The inaction on the part of the Board of Education has drawn criticism from lawmakers and educators.

Board members should make a decision with the information available to them so schools can prepare, said Rep. Roy Takumi, the chairman of the state House Education Committee.

"No other department is taking a wait-and-see attitude," Takumi said.

No other department? The whole State is being forced to “wait and see” by this Democrat game.

The head of the UH Professional Assembly has a good trick. He just pretends that the unions really have made a counteroffer and the problem is all in Lingle’s head. The Star Bulletin July 7 explains: “J.N. Musto, University of Hawaii Professional Assembly executive director, said the state was not telling the truth, claiming that his union had given the state three written contract proposals and never received a counteroffer.”

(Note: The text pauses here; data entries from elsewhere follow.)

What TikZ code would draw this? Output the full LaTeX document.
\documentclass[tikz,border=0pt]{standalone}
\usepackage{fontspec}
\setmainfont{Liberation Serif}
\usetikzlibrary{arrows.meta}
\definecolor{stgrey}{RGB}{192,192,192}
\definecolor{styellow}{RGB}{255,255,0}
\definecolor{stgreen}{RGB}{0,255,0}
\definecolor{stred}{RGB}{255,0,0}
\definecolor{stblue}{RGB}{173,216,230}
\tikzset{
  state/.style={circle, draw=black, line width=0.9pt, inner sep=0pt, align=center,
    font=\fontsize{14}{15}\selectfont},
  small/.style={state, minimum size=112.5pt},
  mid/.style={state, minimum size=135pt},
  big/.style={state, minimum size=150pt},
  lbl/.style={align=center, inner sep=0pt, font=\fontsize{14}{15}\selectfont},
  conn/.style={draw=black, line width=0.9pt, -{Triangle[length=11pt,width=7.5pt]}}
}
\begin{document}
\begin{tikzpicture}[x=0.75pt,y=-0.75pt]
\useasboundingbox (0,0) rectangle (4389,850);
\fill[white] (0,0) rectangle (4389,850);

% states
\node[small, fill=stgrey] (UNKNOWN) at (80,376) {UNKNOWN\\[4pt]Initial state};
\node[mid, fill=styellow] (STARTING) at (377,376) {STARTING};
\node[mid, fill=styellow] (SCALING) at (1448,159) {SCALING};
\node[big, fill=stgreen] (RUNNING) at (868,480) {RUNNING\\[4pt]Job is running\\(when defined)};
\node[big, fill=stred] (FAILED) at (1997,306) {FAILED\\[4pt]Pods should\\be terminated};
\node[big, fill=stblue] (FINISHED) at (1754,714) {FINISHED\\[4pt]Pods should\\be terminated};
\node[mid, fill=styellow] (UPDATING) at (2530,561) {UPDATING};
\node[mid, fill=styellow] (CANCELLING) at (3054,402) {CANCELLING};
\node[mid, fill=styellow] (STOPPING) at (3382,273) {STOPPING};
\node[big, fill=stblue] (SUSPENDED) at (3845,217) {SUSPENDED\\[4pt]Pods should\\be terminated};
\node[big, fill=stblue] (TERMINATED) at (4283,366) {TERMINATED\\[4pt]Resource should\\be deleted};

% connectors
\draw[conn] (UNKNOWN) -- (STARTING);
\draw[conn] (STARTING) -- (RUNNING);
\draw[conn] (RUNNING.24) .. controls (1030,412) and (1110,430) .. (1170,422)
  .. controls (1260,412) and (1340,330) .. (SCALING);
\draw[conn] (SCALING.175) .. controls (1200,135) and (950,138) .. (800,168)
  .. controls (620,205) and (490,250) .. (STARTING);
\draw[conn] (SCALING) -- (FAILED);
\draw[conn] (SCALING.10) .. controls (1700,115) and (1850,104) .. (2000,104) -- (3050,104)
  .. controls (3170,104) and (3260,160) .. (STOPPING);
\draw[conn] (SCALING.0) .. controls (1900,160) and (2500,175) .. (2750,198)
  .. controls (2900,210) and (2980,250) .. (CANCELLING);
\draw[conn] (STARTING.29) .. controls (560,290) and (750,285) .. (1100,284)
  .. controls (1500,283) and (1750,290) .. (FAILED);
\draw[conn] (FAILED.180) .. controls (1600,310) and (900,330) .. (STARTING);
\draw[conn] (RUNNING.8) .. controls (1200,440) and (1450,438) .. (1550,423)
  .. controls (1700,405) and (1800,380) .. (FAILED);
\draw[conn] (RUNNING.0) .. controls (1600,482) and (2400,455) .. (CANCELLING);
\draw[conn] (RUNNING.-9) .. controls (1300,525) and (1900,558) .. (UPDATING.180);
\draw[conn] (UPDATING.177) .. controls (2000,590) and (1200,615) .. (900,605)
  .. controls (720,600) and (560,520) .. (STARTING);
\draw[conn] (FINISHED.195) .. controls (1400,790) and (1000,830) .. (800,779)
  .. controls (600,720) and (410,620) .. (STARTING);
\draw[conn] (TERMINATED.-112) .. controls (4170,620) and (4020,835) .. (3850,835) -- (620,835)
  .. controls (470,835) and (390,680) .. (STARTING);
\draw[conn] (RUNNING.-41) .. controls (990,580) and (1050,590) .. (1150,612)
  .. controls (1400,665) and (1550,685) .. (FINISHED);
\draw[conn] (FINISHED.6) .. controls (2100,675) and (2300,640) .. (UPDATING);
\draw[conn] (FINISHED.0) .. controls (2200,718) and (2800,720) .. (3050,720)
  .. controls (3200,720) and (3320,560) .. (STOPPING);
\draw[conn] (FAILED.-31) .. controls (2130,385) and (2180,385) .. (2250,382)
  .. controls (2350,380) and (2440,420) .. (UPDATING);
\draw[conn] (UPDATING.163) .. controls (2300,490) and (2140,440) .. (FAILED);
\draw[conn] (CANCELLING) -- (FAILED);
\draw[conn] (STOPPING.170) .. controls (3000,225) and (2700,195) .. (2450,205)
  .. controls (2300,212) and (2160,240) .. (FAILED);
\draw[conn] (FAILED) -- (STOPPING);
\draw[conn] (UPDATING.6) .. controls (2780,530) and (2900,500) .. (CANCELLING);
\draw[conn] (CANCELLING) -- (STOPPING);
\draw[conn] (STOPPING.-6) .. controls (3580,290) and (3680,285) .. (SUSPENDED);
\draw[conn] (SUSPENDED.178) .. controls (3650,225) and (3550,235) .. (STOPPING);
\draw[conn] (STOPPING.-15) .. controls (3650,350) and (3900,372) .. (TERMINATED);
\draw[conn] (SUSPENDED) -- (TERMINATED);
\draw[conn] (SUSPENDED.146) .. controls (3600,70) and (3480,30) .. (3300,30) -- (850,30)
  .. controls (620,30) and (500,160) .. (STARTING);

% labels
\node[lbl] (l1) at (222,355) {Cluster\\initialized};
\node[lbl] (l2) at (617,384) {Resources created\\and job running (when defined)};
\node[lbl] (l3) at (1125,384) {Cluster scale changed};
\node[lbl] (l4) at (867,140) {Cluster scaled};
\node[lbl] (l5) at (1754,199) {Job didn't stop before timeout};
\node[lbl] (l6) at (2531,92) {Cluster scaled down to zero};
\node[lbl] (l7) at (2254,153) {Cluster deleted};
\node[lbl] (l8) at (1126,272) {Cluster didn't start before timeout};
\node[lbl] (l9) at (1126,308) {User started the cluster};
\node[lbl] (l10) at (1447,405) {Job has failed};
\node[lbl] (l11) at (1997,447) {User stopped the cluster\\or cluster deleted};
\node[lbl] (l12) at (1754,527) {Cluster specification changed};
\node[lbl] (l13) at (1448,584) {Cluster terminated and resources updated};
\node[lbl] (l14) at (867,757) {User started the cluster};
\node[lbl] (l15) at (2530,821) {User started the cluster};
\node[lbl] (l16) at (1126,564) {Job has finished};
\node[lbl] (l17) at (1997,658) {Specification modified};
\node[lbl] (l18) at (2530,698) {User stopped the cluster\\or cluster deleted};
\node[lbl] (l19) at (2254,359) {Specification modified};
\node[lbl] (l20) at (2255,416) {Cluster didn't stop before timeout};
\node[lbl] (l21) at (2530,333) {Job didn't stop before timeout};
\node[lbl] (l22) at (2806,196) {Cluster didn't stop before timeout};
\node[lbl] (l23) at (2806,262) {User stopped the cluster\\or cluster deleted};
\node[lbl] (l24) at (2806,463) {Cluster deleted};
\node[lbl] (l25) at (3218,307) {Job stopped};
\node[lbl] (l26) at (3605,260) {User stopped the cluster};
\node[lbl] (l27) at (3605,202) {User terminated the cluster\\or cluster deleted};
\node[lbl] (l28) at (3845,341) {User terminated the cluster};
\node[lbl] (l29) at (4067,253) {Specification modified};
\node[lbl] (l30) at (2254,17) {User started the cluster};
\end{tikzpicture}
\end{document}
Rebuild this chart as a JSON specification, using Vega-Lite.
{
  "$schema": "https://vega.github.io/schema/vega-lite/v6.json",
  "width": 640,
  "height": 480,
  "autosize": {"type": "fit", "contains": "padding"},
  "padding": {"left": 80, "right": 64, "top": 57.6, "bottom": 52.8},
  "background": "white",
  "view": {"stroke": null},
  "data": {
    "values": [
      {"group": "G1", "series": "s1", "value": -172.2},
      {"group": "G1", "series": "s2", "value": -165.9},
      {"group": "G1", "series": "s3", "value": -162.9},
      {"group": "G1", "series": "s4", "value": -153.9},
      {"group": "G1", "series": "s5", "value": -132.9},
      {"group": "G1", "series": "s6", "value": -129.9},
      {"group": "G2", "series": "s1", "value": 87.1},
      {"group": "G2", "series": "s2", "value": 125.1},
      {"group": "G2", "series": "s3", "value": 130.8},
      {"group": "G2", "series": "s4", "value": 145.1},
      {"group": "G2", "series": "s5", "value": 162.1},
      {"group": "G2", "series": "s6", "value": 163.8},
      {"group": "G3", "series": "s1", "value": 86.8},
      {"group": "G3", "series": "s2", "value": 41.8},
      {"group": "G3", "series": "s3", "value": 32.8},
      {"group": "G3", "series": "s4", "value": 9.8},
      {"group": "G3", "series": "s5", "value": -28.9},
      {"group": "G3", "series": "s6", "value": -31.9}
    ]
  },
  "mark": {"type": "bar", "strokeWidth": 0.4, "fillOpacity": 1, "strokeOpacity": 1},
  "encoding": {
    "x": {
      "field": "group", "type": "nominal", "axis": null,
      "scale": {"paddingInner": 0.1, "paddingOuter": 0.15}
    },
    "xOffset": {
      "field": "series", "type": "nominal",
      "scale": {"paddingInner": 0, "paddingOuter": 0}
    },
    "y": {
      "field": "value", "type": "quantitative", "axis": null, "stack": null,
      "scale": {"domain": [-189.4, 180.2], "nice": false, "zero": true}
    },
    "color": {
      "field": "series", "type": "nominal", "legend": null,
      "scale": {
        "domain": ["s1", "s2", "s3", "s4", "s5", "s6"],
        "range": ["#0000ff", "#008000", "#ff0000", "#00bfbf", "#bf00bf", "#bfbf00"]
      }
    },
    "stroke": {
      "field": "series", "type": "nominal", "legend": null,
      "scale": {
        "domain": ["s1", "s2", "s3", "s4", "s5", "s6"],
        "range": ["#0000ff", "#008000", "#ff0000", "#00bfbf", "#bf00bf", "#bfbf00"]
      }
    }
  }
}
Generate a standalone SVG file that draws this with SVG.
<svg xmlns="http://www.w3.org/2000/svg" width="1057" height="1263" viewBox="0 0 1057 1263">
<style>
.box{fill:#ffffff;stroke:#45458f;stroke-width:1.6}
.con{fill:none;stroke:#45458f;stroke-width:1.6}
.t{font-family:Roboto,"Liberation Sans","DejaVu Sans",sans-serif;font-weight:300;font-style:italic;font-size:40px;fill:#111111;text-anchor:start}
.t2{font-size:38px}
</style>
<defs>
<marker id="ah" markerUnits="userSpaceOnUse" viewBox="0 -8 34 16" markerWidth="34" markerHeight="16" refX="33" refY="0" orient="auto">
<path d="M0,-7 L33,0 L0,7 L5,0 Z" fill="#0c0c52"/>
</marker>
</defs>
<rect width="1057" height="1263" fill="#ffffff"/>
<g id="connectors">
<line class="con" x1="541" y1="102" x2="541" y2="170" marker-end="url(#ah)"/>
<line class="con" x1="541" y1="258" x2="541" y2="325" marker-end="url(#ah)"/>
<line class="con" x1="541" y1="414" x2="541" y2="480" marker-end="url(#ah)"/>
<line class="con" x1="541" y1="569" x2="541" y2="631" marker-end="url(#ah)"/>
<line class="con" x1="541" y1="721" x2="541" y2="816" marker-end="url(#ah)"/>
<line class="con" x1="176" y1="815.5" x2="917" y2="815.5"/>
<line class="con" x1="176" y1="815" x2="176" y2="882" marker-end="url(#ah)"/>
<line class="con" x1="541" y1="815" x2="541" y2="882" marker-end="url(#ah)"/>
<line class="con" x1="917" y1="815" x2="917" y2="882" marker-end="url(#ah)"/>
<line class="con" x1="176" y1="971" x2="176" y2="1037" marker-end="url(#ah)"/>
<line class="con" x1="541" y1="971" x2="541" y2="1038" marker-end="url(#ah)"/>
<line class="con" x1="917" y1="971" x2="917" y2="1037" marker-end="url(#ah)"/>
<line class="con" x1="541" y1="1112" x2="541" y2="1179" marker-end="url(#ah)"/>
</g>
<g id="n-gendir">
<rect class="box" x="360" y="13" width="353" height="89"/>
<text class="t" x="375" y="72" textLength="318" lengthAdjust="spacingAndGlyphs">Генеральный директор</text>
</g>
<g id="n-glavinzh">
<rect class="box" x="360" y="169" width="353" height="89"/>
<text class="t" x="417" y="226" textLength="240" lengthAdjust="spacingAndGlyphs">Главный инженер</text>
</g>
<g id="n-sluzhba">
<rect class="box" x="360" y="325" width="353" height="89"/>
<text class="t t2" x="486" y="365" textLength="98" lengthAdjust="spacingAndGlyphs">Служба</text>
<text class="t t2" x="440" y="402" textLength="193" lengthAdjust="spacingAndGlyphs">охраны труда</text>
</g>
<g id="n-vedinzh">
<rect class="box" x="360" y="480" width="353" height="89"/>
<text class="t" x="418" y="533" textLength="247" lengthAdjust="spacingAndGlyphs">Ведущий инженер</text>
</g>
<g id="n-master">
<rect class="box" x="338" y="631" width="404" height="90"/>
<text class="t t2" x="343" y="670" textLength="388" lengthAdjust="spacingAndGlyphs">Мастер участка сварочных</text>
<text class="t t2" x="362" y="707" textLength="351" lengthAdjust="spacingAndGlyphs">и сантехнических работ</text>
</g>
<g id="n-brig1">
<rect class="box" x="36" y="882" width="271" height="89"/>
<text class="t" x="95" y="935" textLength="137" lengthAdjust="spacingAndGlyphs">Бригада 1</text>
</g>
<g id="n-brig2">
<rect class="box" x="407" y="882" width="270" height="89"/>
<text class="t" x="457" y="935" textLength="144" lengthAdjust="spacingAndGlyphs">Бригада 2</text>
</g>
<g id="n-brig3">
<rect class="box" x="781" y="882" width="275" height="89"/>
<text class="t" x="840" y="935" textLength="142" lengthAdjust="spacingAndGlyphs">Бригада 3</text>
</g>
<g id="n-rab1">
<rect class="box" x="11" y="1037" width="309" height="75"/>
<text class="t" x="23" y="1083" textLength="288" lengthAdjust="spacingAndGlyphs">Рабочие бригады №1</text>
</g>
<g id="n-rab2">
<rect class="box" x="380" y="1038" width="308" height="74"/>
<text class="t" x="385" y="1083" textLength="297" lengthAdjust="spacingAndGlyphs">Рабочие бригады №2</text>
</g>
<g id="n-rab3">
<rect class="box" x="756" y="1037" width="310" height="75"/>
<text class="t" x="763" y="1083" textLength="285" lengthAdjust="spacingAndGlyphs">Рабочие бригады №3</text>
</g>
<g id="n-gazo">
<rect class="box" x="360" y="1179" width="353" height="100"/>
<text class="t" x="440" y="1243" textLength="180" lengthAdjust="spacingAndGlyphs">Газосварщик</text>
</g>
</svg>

Any day now Musto can comply with the “formal, on-the record” part of Lingle’s instructions by posting copies of these “written contract proposals” on his union website—right next to grainy photos of Bigfoot, the Loch Ness Monster, and the Chupacabra.

One Democrat has stepped up to the plate. Inexperienced backbencher Rep. Angus McKelvey (D-Lahaina) foolishly told the Maui News June 19: “If the governor brought us back in (for a special session) for the Superferry, I think bringing us back for the biggest economic crisis in state history would be very prudent."

McKelvey’s unthinking public outburst forced Maui Democrat Rep. Joe Souki to explain:

"…(W)hat do you want to do? There's not too many alternatives available…. Are you willing to bite the bullet and raise taxes?.... I don't believe there's the political will to raise taxes at this point…. She (Lingle) needs to make the tough call."

And there is they key to the entire conundrum. The Democrats’ electoral strategy for 2010 is an attempt to manufacture chaos knowing it is Lingle who “needs to make the tough call."  Their goal: to replicate the labor-management strife of the Cayetano era—and blame Lingle--so a Democrat can re-take the Governor’s seat in 2010.  Their playthings?  Government employee jobs--and your wallet.